:: Raw data ::
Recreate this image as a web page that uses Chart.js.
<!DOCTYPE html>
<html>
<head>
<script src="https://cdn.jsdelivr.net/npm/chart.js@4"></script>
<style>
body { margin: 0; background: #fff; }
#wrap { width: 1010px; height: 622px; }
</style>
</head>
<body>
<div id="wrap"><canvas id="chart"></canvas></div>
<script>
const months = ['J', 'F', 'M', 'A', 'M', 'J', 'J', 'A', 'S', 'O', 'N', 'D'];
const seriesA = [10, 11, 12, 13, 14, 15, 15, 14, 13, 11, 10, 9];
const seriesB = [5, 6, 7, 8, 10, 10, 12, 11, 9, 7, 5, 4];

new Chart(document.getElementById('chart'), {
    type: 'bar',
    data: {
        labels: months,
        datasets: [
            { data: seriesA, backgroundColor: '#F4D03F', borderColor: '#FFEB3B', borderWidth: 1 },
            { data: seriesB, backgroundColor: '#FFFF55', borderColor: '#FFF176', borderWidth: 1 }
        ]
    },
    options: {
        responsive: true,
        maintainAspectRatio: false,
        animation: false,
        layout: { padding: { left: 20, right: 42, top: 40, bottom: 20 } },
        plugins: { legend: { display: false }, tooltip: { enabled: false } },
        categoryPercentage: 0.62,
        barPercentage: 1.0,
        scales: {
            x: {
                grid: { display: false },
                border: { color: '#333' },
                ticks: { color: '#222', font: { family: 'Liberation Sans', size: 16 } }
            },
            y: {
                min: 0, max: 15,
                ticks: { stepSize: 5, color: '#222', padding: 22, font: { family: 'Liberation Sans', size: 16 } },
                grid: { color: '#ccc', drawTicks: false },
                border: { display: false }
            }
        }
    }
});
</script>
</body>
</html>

:: Required work ::
Begin with the first line of the data above and, please, print each line exactly until you have printed the line containing "11, 9, 7, 5, 4];"; print nothing else.

:: Complete output ::
Recreate this image as a web page that uses Chart.js.
<!DOCTYPE html>
<html>
<head>
<script src="https://cdn.jsdelivr.net/npm/chart.js@4"></script>
<style>
body { margin: 0; background: #fff; }
#wrap { width: 1010px; height: 622px; }
</style>
</head>
<body>
<div id="wrap"><canvas id="chart"></canvas></div>
<script>
const months = ['J', 'F', 'M', 'A', 'M', 'J', 'J', 'A', 'S', 'O', 'N', 'D'];
const seriesA = [10, 11, 12, 13, 14, 15, 15, 14, 13, 11, 10, 9];
const seriesB = [5, 6, 7, 8, 10, 10, 12, 11, 9, 7, 5, 4];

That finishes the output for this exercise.